Saturday, October 18, 2008

Base Jumping Raven


Yosemite National Park was the first land set aside to be protected in the United States as the Yosemite Grant. Originally, Abraham Lincoln signed the first park bill in 1864 setting aside Yosemite Valley and Mariposa Grove. Mariposa Grove is where Galen Clark, a conservationist who had been diagnosed with consumption and given 6 months to live, went "to take my chances of dying or growing better, which I thought were about even." He spent the rest of his life there educating people on the wonder of the Sequoias and lobbying successfully for their protection.
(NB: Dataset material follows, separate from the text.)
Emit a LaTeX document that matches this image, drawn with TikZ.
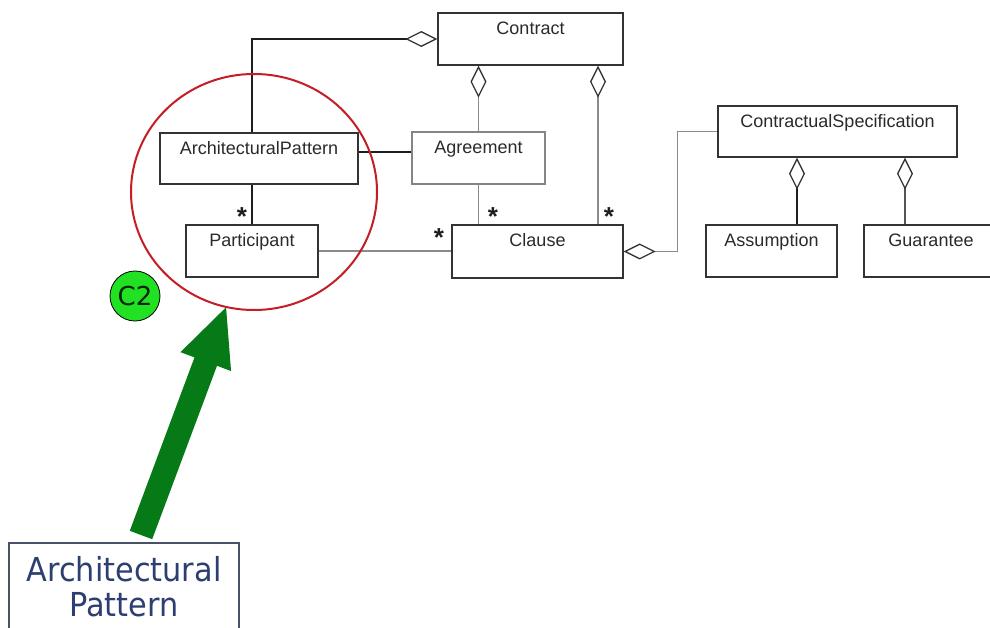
\documentclass[tikz,border=0pt]{standalone}
\usepackage{fontspec}
\setmainfont{Liberation Sans}
\newfontfamily\calloutfont[FakeStretch=0.92]{DejaVu Sans}
\newfontfamily\badgefont{DejaVu Sans}
\usetikzlibrary{arrows.meta,calc,shapes.geometric}

\definecolor{boxline}{HTML}{333333}
\definecolor{softbox}{HTML}{858585}
\definecolor{softline}{HTML}{8A8A8A}
\definecolor{darkline}{HTML}{1E1E1E}
\definecolor{midline}{HTML}{555555}
\definecolor{nametext}{HTML}{2A2A2A}
\definecolor{ringred}{HTML}{C41E24}
\definecolor{badgegreen}{HTML}{22E022}
\definecolor{arrowgreen}{HTML}{057A16}
\definecolor{calloutblue}{HTML}{2D3E70}
\definecolor{calloutframe}{HTML}{4A5068}

\tikzset{
  cls/.style={draw=boxline, line width=1.4pt, inner sep=0pt, fill=white},
  clsname/.style={anchor=base, inner sep=0pt, text=nametext,
    font=\fontsize{18}{20}\selectfont},
  mult/.style={anchor=base, inner sep=0pt, text=darkline,
    font=\bfseries\fontsize{26}{26}\selectfont},
  assoc/.style={line width=1.5pt},
  aggr/.style={line width=1.5pt,
    {Diamond[open,length=32pt,width=16pt,color=boxline,line width=1.3pt]}-},
}

\begin{document}
\begin{tikzpicture}[x=1pt,y=-1pt]
  \useasboundingbox (0,0) rectangle (990,628);
  \clip (0,0) rectangle (990,628);
  \fill[white] (0,0) rectangle (990,628);

  % class boxes
  \node[cls, minimum width=185pt, minimum height=52pt] (contract) at (530.5,39) {};
  \node[cls, minimum width=198pt, minimum height=51pt] (ap) at (259,158.5) {};
  \node[cls, draw=softbox, minimum width=133pt, minimum height=52pt] (agreement) at (478.5,158) {};
  \node[cls, minimum width=132pt, minimum height=52pt] (participant) at (252,251) {};
  \node[cls, minimum width=171pt, minimum height=53pt] (clause) at (537.5,251.5) {};
  \node[cls, minimum width=239pt, minimum height=51pt] (cs) at (837.5,131.5) {};
  \node[cls, minimum width=131pt, minimum height=52pt] (assumption) at (771.5,251) {};
  \node[cls, minimum width=134pt, minimum height=52pt] (guarantee) at (931,251) {};

  % class names
  \node[clsname] (contract-t) at ([yshift=-22pt]contract.north) {Contract};
  \node[clsname] (ap-t) at ([yshift=-22pt]ap.north) {ArchitecturalPattern};
  \node[clsname] (agreement-t) at ([yshift=-22pt]agreement.north) {Agreement};
  \node[clsname] (participant-t) at ([yshift=-22pt]participant.north) {Participant};
  \node[clsname] (clause-t) at ([yshift=-22pt]clause.north) {Clause};
  \node[clsname] (cs-t) at ([yshift=-22pt]cs.north) {ContractualSpecification};
  \node[clsname] (assumption-t) at ([yshift=-22pt]assumption.north) {Assumption};
  \node[clsname] (guarantee-t) at ([yshift=-22pt]guarantee.north) {Guarantee};

  % connector columns
  \coordinate (cc) at (598,0);
  \coordinate (ca) at (797,0);
  \coordinate (cg) at (905,0);

  % associations and aggregations
  \draw[aggr, draw=darkline] (contract.west) -| ([xshift=-7pt]ap.north);
  \draw[aggr, draw=softline] (contract.south -| agreement.north) -- (agreement.north);
  \draw[aggr, draw=softline] (contract.south -| cc) -- (clause.north -| cc);
  \draw[assoc, draw=darkline] ([yshift=6pt]agreement.west) -- ([yshift=6pt]agreement.west -| ap.east);
  \draw[assoc, draw=darkline] (ap.south -| participant.north) -- (participant.north);
  \draw[assoc, draw=softline] (agreement.south) -- (agreement.south |- clause.north);
  \draw[assoc, draw=softline] (participant.east) -- (participant.east -| clause.west);
  \draw[aggr, draw=softline] (clause.east) -- ++(54,0) |- (cs.west);
  \draw[aggr, draw=darkline] (cs.south -| ca) -- (assumption.north -| ca);
  \draw[aggr, draw=midline] (cs.south -| cg) -- (guarantee.north -| cg);

  % multiplicities
  \node[mult] (m-ap) at (242,226) {*};
  \node[mult] (m-ag) at (493,226) {*};
  \node[mult] (m-co) at (609,226) {*};
  \node[mult] (m-pa) at (439,247) {*};

  % highlight ring
  \node[ellipse, draw=ringred, line width=2pt, minimum width=246pt,
        minimum height=236pt, inner sep=0pt] (ring) at (254,192) {};

  % badge
  \node[circle, draw=black, line width=0.8pt, fill=badgegreen, minimum size=50pt,
        inner sep=0pt, text=black!85!green, font=\badgefont\fontsize{26}{26}\selectfont]
        (c2) at (135,296) {C2};

  % callout arrow
  \fill[arrowgreen] (129.8,530.8) -- (194.5,357.4) -- (180.45,352.15) -- (226.05,307.3)
        -- (231.05,371.05) -- (217,365.8) -- (152.2,539.2) -- cycle;

  % callout label
  \node[draw=calloutframe, line width=1.2pt, fill=white, minimum width=230pt,
        minimum height=100pt, inner sep=0pt] (callout) at (124,593) {};
  \node[anchor=north, align=center, inner sep=0pt, text=calloutblue,
        font=\calloutfont\fontsize{33}{35}\selectfont] (callout-t) at (124,556)
        {Architectural\\Pattern};
\end{tikzpicture}
\end{document}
He died at 96 years old.

Two years later the Yosemite Valley and Mariposa Grove became a State Park and in 1890 the area surrounding the State Park became a National Park. In 1903 while camping near Galcier Point together, John Muir convinced Theadore Roosevelt to unify all three areas into one National Park which he did in 1906 creating the Yosemite National Park we know today.
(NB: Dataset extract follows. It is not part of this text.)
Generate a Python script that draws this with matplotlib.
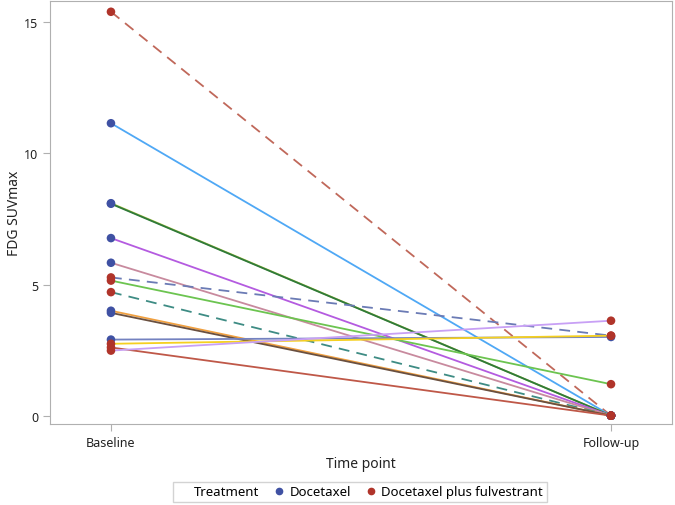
import matplotlib.pyplot as plt
from matplotlib.lines import Line2D

plt.rcParams['font.family'] = ['Noto Sans', 'DejaVu Sans']

timepoints = ["Baseline", "Follow-up"]
baseline = [15.4, 11.15, 8.1, 8.08, 6.77, 5.83, 5.27, 5.15, 4.71, 4.0, 3.92, 2.9, 2.74, 2.6, 2.48]
followup = [0.0, 0.0, 0.0, 0.0, 0.0, 0.0, 3.05, 1.2, 0.0, 0.0, 0.0, 3.0, 3.05, 0.0, 3.62]
treatment = ["F", "D", "D", "D", "D", "D", "F", "F", "F", "D", "D", "D", "F", "F", "F"]
line_colors = ["#C0685A", "#4FA8F5", "#A8C040", "#2F7A3A", "#B45BE0", "#C88A9E",
               "#6B7BB5", "#6CC450", "#3E8C84", "#F0A040", "#6A5040", "#7482C0",
               "#F5D020", "#BF5848", "#C8A0F5"]
dashed = [True, False, False, False, False, False, True, False, True,
          False, False, False, False, False, False]

group_colors = {"D": "#3F51A3", "F": "#B0342A"}
group_names = {"D": "Docetaxel", "F": "Docetaxel plus fulvestrant"}

fig = plt.figure(figsize=(6.75, 5.06), dpi=100)
ax = fig.add_axes([0.074, 0.16, 0.9216, 0.836])

x = [0, 1]
for b, f, c, d in zip(baseline, followup, line_colors, dashed):
    ls = (0, (6, 4)) if d else '-'
    ax.plot(x, [b, f], color=c, lw=1.3, linestyle=ls, zorder=2)

# markers: blue first, red on top
for g in ["D", "F"]:
    for b, f, t in zip(baseline, followup, treatment):
        if t == g:
            ax.scatter(x, [b, f], s=38, color=group_colors[g], zorder=3, edgecolors='none')

ax.set_xlim(-0.122, 1.122)
ax.set_ylim(-0.32, 15.81)
ax.set_xticks(x)
ax.set_xticklabels(timepoints)
ax.set_yticks([0, 5, 10, 15])
ax.set_xlabel("Time point", fontsize=10, color="#222222", labelpad=5)
ax.set_ylabel("FDG SUVmax", fontsize=10, color="#222222")
ax.yaxis.set_label_coords(-0.045, 0.5)
for s in ax.spines.values():
    s.set_color("#B0B0B0")
ax.tick_params(colors="#B0B0B0", labelcolor="#222222", labelsize=9, length=5)

handles = [Line2D([], [], linestyle='none'),
           Line2D([], [], marker='o', linestyle='none', color=group_colors["D"], markersize=4.5),
           Line2D([], [], marker='o', linestyle='none', color=group_colors["F"], markersize=4.5)]
labels = ["Treatment", group_names["D"], group_names["F"]]
leg = fig.legend(handles, labels, ncol=3, loc='lower center', bbox_to_anchor=(0.533, -0.008),
                 frameon=True, fancybox=False, fontsize=9.5, handlelength=1.0,
                 handletextpad=0.3, columnspacing=1.0, borderpad=0.3)
leg.get_frame().set_edgecolor("#C8C8C8")
leg.get_frame().set_linewidth(1.0)

fig.savefig("out.png", dpi=100)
I hiked up to the Museum in Mariposa Grove looking at trees and birds and squirrels and chipmunks, listening to birds of all sorts, smelling the burnt land left by "managed fires" that had been set recently along the trail and other smells I remember of California from when I was there as a child. It's not much of a Museum but a fine destination none the less. It is a small, long cabin with a porch running the full length of the front with three steps also running the full length of the porch. A large black bird was trying to get up the courage to climb these steps to get to a back pack left unattended and open a little too near a couple entirely involved in attempting to fashion some sort of child carrier on the man out of an enormous scarf. This bird eventually gave up and went about other business. Later, near the trailhead chatting with a Tram driver giving her passengers a stretch, the conversation turned naturally to birds and she informed me these large black birds were Common Ravens. She also related that she had befriended one up by the Museum that had a penchant for backpacks. I told her I knew her bird.
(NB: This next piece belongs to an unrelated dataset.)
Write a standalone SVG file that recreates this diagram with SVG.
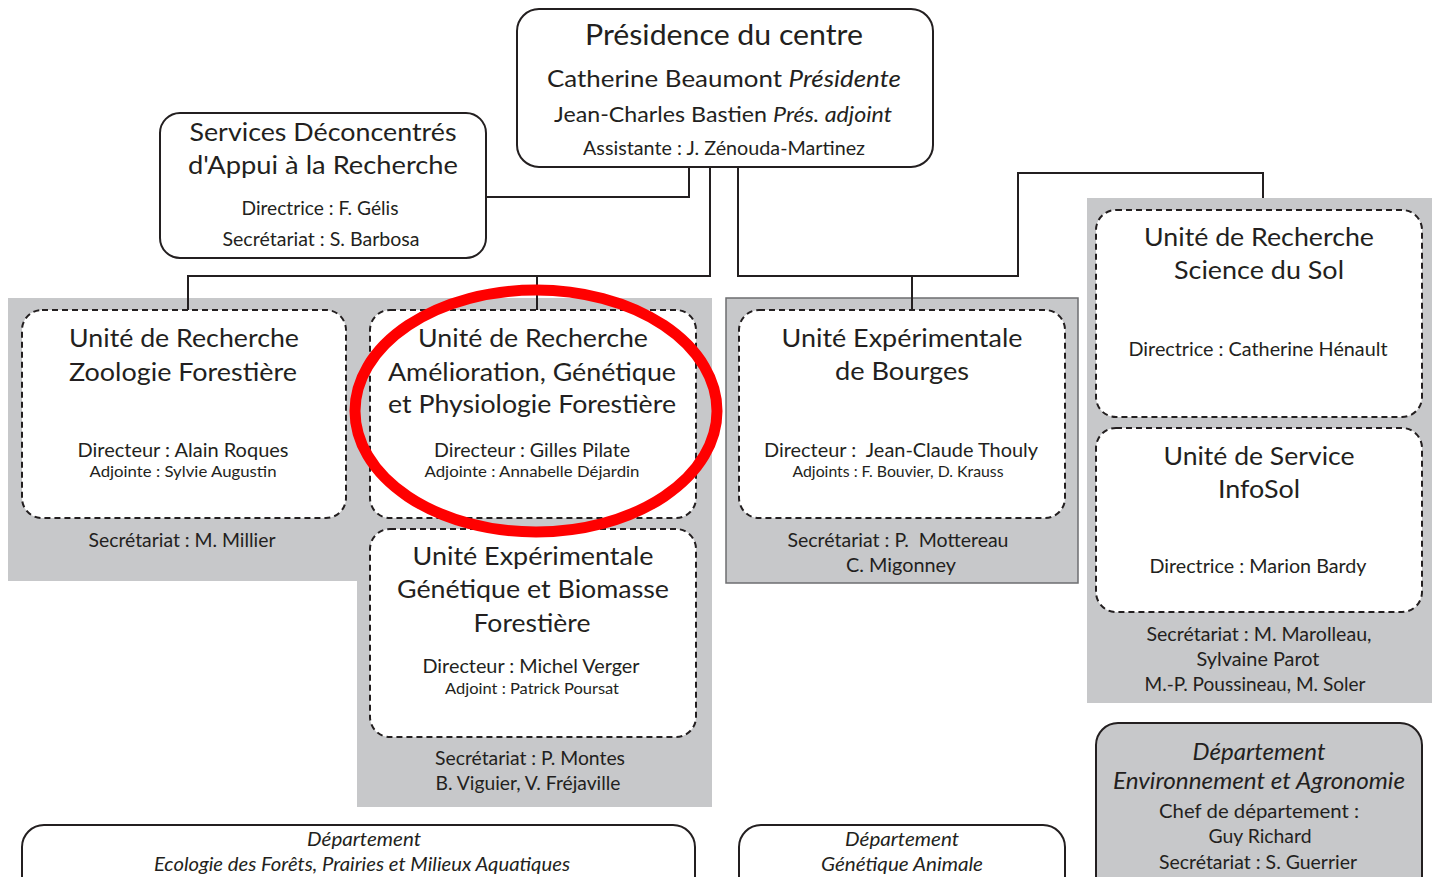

Glacier Point, where Teddy and John Muir camped, is where one goes for the spectacular view that is the attraction to Yosemite National Park. According to one of the many informative plaques displaying historical information, trivia, maps and descriptions of features Glacier Point is some 3200 feet above the floor of the Yosemite Valley and overlooks fully one quarter of the park. One such placard presents "Overhanging Rock" at 7200 feet, presumably above sea level. Overhanging Rock is the quintessential rock in every other episode of The Road Runner inevitably bringing about yet another demise of Wile E. Coyote. I had been aware, audibly, of a a Raven in the vicinity. Ravens have a peculiar call I will not attempt to describe here. A short time later, this Raven landed on Overhanging Rock where he raucously announced his presence until he had gathered an audience of a dozen or so tourists and photographers whence he calmly and deliberately stepped off the edge. Nose first, wings folded, out of sight. I don't know if he was inviting us to join him or saying "hey, watch this" but I had definitely seen a base jumping Raven.